All of the data should be repeated exactly; pictures are not part of the copy.

>> Begin Raw data

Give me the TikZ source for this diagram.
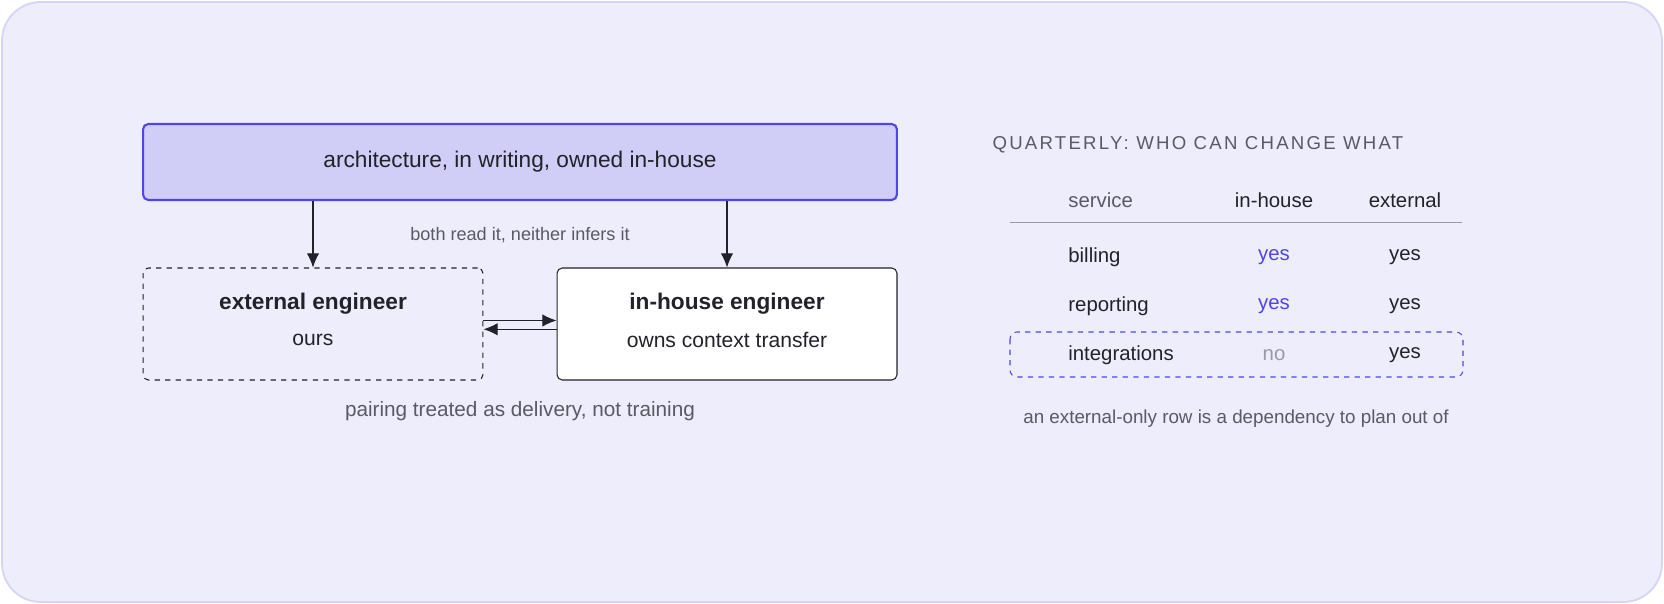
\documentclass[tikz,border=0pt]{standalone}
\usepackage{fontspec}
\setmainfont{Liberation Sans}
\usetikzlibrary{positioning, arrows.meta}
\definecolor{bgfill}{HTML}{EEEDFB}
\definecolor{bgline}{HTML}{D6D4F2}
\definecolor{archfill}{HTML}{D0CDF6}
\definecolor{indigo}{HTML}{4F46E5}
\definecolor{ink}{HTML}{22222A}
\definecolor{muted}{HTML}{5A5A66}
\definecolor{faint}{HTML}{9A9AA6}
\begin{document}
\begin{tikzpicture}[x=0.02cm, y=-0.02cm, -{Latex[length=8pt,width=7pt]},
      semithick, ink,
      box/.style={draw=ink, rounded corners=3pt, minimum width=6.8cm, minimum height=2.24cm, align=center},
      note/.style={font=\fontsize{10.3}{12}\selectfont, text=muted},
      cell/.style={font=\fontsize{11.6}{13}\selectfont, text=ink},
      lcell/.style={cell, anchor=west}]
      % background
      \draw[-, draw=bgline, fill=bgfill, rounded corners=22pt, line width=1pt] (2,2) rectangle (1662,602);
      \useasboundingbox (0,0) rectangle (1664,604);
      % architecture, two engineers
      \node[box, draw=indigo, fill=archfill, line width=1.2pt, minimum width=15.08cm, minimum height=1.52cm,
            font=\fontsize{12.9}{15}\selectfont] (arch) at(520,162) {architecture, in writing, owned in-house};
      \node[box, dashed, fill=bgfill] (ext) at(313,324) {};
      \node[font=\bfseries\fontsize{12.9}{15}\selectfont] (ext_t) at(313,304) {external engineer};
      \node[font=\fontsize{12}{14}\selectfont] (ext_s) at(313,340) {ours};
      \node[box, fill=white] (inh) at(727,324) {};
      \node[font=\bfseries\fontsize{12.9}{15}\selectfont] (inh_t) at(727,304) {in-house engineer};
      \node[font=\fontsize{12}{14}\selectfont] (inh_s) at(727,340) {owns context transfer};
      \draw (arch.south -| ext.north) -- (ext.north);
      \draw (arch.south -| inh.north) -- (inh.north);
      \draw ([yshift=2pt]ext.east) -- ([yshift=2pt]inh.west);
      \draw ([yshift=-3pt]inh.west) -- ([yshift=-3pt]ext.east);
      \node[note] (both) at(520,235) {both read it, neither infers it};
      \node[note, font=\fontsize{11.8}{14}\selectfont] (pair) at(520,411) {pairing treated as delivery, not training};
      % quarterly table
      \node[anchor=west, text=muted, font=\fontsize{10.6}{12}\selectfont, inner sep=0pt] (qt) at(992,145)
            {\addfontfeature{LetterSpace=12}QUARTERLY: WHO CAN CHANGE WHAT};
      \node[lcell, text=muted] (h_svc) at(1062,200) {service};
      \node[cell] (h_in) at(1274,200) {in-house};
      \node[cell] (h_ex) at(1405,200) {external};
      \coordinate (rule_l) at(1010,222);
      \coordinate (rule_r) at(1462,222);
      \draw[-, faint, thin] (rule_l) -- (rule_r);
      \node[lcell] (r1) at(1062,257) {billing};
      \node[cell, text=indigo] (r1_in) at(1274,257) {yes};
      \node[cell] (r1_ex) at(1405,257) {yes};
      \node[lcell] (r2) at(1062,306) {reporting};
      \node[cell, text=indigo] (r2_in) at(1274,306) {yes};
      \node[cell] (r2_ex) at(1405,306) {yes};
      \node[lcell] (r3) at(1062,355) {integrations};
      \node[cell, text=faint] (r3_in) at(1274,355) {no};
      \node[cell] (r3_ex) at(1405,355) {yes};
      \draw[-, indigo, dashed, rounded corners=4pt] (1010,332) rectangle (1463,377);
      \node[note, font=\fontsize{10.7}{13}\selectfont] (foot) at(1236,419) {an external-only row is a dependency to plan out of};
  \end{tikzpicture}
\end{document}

>> End Raw data

* Solution *
Give me the TikZ source for this diagram.
\documentclass[tikz,border=0pt]{standalone}
\usepackage{fontspec}
\setmainfont{Liberation Sans}
\usetikzlibrary{positioning, arrows.meta}
\definecolor{bgfill}{HTML}{EEEDFB}
\definecolor{bgline}{HTML}{D6D4F2}
\definecolor{archfill}{HTML}{D0CDF6}
\definecolor{indigo}{HTML}{4F46E5}
\definecolor{ink}{HTML}{22222A}
\definecolor{muted}{HTML}{5A5A66}
\definecolor{faint}{HTML}{9A9AA6}
\begin{document}
\begin{tikzpicture}[x=0.02cm, y=-0.02cm, -{Latex[length=8pt,width=7pt]},
      semithick, ink,
      box/.style={draw=ink, rounded corners=3pt, minimum width=6.8cm, minimum height=2.24cm, align=center},
      note/.style={font=\fontsize{10.3}{12}\selectfont, text=muted},
      cell/.style={font=\fontsize{11.6}{13}\selectfont, text=ink},
      lcell/.style={cell, anchor=west}]
      % background
      \draw[-, draw=bgline, fill=bgfill, rounded corners=22pt, line width=1pt] (2,2) rectangle (1662,602);
      \useasboundingbox (0,0) rectangle (1664,604);
      % architecture, two engineers
      \node[box, draw=indigo, fill=archfill, line width=1.2pt, minimum width=15.08cm, minimum height=1.52cm,
            font=\fontsize{12.9}{15}\selectfont] (arch) at(520,162) {architecture, in writing, owned in-house};
      \node[box, dashed, fill=bgfill] (ext) at(313,324) {};
      \node[font=\bfseries\fontsize{12.9}{15}\selectfont] (ext_t) at(313,304) {external engineer};
      \node[font=\fontsize{12}{14}\selectfont] (ext_s) at(313,340) {ours};
      \node[box, fill=white] (inh) at(727,324) {};
      \node[font=\bfseries\fontsize{12.9}{15}\selectfont] (inh_t) at(727,304) {in-house engineer};
      \node[font=\fontsize{12}{14}\selectfont] (inh_s) at(727,340) {owns context transfer};
      \draw (arch.south -| ext.north) -- (ext.north);
      \draw (arch.south -| inh.north) -- (inh.north);
      \draw ([yshift=2pt]ext.east) -- ([yshift=2pt]inh.west);
      \draw ([yshift=-3pt]inh.west) -- ([yshift=-3pt]ext.east);
      \node[note] (both) at(520,235) {both read it, neither infers it};
      \node[note, font=\fontsize{11.8}{14}\selectfont] (pair) at(520,411) {pairing treated as delivery, not training};
      % quarterly table
      \node[anchor=west, text=muted, font=\fontsize{10.6}{12}\selectfont, inner sep=0pt] (qt) at(992,145)
            {\addfontfeature{LetterSpace=12}QUARTERLY: WHO CAN CHANGE WHAT};
      \node[lcell, text=muted] (h_svc) at(1062,200) {service};
      \node[cell] (h_in) at(1274,200) {in-house};
      \node[cell] (h_ex) at(1405,200) {external};
      \coordinate (rule_l) at(1010,222);
      \coordinate (rule_r) at(1462,222);
      \draw[-, faint, thin] (rule_l) -- (rule_r);
      \node[lcell] (r1) at(1062,257) {billing};
      \node[cell, text=indigo] (r1_in) at(1274,257) {yes};
      \node[cell] (r1_ex) at(1405,257) {yes};
      \node[lcell] (r2) at(1062,306) {reporting};
      \node[cell, text=indigo] (r2_in) at(1274,306) {yes};
      \node[cell] (r2_ex) at(1405,306) {yes};
      \node[lcell] (r3) at(1062,355) {integrations};
      \node[cell, text=faint] (r3_in) at(1274,355) {no};
      \node[cell] (r3_ex) at(1405,355) {yes};
      \draw[-, indigo, dashed, rounded corners=4pt] (1010,332) rectangle (1463,377);
      \node[note, font=\fontsize{10.7}{13}\selectfont] (foot) at(1236,419) {an external-only row is a dependency to plan out of};
  \end{tikzpicture}
\end{document}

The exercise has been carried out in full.